begin DATASET EXCERPT
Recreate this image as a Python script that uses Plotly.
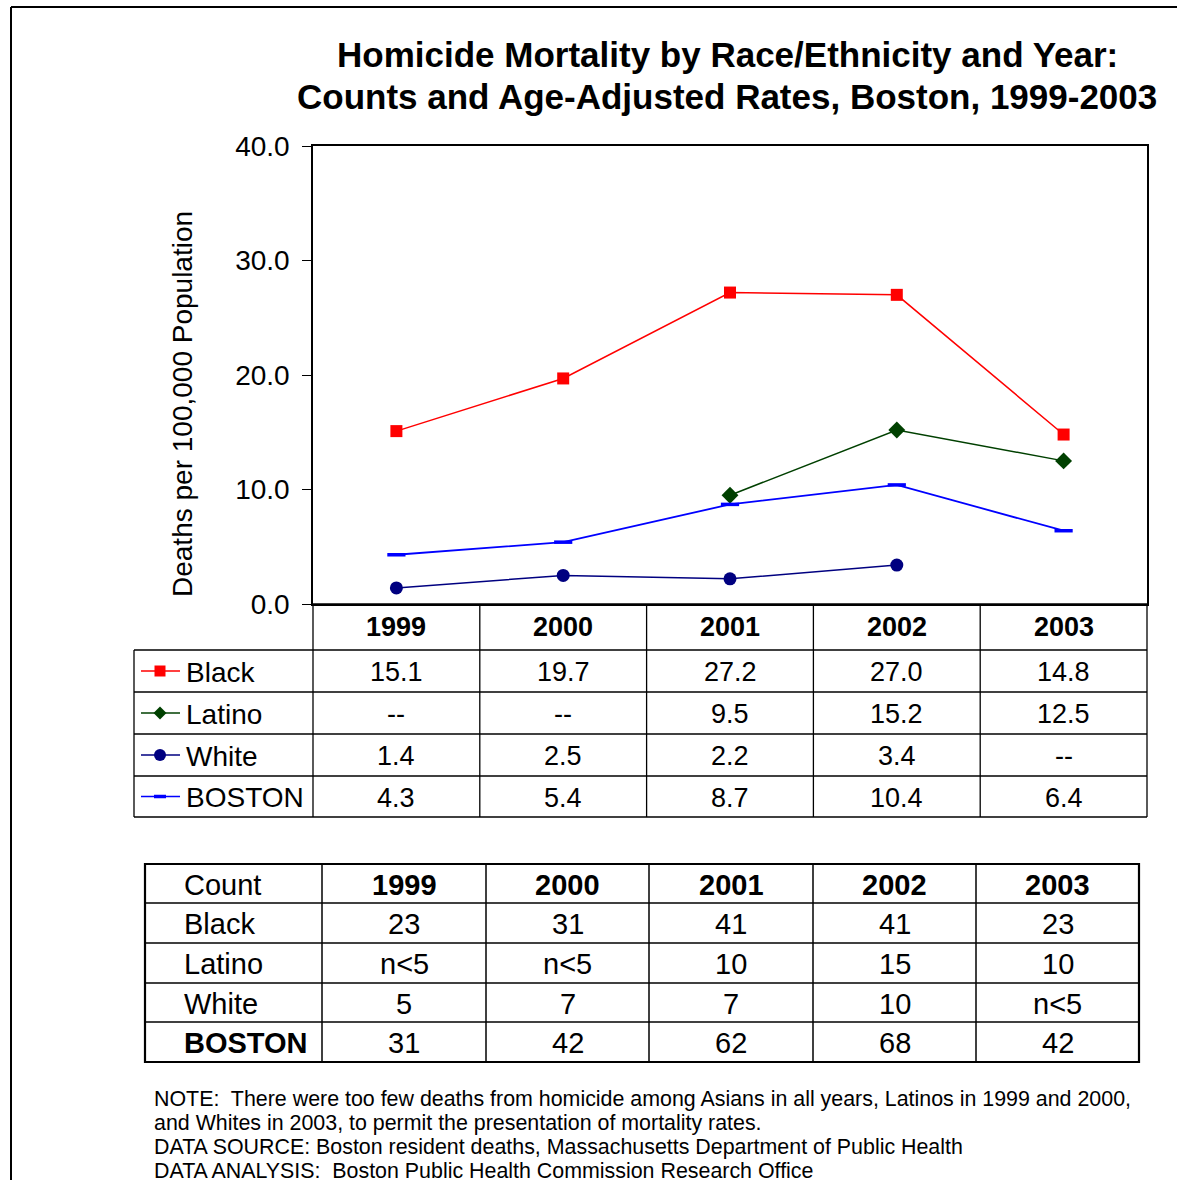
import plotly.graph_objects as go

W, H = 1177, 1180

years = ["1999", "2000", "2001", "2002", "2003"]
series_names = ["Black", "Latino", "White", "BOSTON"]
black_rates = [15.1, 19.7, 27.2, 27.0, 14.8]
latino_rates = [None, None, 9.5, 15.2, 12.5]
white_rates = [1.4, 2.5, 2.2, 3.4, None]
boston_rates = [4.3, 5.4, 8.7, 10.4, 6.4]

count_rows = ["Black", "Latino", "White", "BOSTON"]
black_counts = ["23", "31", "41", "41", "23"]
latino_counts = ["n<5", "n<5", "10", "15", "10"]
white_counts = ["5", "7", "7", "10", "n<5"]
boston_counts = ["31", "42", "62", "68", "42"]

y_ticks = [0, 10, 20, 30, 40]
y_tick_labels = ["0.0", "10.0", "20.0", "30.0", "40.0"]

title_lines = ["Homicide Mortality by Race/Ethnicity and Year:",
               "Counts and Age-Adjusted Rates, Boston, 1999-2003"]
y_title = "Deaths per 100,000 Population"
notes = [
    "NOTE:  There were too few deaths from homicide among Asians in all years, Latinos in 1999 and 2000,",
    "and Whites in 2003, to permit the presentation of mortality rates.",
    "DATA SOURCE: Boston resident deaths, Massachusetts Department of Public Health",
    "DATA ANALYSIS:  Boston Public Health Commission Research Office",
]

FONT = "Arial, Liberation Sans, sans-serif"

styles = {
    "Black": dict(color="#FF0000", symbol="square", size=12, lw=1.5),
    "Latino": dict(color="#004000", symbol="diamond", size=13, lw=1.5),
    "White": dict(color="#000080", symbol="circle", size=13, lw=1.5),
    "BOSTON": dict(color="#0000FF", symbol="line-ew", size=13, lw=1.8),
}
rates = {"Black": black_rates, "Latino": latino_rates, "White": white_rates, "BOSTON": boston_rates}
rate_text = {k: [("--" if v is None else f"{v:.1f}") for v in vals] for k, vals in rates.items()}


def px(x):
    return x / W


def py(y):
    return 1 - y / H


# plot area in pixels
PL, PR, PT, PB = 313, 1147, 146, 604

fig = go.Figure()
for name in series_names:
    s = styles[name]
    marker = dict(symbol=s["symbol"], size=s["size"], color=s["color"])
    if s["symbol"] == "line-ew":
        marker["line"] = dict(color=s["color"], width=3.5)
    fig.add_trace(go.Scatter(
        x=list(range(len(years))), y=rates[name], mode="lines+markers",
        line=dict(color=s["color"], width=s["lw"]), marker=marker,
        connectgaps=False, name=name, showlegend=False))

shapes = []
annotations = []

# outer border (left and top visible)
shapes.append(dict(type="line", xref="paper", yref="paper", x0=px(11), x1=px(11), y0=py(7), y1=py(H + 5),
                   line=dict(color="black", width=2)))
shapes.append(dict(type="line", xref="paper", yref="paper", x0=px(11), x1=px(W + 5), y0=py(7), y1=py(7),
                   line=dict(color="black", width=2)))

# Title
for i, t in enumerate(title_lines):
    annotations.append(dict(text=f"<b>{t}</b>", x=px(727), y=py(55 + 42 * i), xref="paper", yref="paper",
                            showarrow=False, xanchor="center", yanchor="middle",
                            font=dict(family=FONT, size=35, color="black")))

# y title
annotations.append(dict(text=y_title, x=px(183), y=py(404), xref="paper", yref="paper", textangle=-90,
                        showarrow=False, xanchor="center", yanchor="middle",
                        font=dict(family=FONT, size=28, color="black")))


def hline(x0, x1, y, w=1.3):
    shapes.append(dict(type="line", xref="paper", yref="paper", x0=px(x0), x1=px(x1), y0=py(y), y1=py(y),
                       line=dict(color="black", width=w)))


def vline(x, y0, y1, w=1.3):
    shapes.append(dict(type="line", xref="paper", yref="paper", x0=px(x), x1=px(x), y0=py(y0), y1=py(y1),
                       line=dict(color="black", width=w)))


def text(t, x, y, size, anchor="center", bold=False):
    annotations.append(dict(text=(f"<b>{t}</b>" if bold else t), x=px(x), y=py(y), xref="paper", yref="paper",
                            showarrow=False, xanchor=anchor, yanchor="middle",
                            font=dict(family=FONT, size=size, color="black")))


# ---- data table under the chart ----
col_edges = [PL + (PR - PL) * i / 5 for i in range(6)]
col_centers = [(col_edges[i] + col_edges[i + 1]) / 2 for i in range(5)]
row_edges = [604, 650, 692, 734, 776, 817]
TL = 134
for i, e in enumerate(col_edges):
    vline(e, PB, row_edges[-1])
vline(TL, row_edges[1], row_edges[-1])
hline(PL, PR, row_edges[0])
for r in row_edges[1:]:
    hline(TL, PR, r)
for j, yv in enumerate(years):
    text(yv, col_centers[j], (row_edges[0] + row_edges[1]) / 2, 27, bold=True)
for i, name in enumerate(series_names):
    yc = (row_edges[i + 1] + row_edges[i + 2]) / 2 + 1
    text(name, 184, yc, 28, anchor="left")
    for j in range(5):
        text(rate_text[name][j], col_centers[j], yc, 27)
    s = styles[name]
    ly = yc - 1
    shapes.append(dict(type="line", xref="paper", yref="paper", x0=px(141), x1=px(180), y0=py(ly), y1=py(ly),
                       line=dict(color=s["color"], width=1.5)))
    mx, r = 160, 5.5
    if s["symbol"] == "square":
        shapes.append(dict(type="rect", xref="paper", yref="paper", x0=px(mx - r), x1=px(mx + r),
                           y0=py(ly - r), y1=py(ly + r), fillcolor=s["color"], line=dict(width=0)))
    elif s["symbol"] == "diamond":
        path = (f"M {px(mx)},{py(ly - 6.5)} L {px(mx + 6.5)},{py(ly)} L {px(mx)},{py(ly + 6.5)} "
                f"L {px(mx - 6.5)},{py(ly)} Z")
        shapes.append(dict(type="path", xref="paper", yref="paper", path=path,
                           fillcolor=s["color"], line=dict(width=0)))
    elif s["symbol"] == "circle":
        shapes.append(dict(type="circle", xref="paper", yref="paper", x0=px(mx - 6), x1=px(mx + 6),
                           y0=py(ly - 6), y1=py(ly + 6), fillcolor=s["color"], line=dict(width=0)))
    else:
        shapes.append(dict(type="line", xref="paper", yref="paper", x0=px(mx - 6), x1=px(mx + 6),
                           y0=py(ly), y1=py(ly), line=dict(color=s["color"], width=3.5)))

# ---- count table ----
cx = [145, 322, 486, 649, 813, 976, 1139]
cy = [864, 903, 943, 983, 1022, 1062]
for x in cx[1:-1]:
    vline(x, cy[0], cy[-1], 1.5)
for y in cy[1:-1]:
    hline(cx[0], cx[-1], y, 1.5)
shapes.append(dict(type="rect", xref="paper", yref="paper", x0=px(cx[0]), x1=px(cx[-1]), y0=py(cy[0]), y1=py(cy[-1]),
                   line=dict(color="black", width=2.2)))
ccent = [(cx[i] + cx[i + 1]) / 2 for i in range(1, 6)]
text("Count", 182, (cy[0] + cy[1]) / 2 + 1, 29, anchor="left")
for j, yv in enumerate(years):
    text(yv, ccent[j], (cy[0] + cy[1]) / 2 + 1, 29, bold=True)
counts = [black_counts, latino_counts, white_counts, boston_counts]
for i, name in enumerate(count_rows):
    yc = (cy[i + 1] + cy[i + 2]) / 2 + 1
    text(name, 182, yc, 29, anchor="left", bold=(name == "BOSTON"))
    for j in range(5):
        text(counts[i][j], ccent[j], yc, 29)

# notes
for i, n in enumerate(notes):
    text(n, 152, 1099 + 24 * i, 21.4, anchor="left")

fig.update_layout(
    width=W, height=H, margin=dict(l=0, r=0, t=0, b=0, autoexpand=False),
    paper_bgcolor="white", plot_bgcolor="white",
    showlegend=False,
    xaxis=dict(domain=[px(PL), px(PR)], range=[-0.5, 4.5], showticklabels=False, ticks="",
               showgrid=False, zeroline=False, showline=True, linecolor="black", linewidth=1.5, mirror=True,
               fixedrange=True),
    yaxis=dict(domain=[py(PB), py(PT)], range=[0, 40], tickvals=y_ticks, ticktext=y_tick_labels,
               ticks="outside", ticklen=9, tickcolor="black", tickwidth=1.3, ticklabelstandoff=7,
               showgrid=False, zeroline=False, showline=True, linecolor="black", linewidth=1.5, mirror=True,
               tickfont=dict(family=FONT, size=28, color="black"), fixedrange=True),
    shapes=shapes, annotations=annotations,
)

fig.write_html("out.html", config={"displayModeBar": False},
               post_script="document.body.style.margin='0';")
end DATASET EXCERPT
§ **REQUIREMENTS**
Repeat the listing above up to and including the line with "PL, PR, PT, PB = 313, 1147, 146, 604", starting from its first line. Drop any pictures.

§ **SOLUTION TO THE PROBLEM**
Recreate this image as a Python script that uses Plotly.
import plotly.graph_objects as go

W, H = 1177, 1180

years = ["1999", "2000", "2001", "2002", "2003"]
series_names = ["Black", "Latino", "White", "BOSTON"]
black_rates = [15.1, 19.7, 27.2, 27.0, 14.8]
latino_rates = [None, None, 9.5, 15.2, 12.5]
white_rates = [1.4, 2.5, 2.2, 3.4, None]
boston_rates = [4.3, 5.4, 8.7, 10.4, 6.4]

count_rows = ["Black", "Latino", "White", "BOSTON"]
black_counts = ["23", "31", "41", "41", "23"]
latino_counts = ["n<5", "n<5", "10", "15", "10"]
white_counts = ["5", "7", "7", "10", "n<5"]
boston_counts = ["31", "42", "62", "68", "42"]

y_ticks = [0, 10, 20, 30, 40]
y_tick_labels = ["0.0", "10.0", "20.0", "30.0", "40.0"]

title_lines = ["Homicide Mortality by Race/Ethnicity and Year:",
               "Counts and Age-Adjusted Rates, Boston, 1999-2003"]
y_title = "Deaths per 100,000 Population"
notes = [
    "NOTE:  There were too few deaths from homicide among Asians in all years, Latinos in 1999 and 2000,",
    "and Whites in 2003, to permit the presentation of mortality rates.",
    "DATA SOURCE: Boston resident deaths, Massachusetts Department of Public Health",
    "DATA ANALYSIS:  Boston Public Health Commission Research Office",
]

FONT = "Arial, Liberation Sans, sans-serif"

styles = {
    "Black": dict(color="#FF0000", symbol="square", size=12, lw=1.5),
    "Latino": dict(color="#004000", symbol="diamond", size=13, lw=1.5),
    "White": dict(color="#000080", symbol="circle", size=13, lw=1.5),
    "BOSTON": dict(color="#0000FF", symbol="line-ew", size=13, lw=1.8),
}
rates = {"Black": black_rates, "Latino": latino_rates, "White": white_rates, "BOSTON": boston_rates}
rate_text = {k: [("--" if v is None else f"{v:.1f}") for v in vals] for k, vals in rates.items()}


def px(x):
    return x / W


def py(y):
    return 1 - y / H


# plot area in pixels
PL, PR, PT, PB = 313, 1147, 146, 604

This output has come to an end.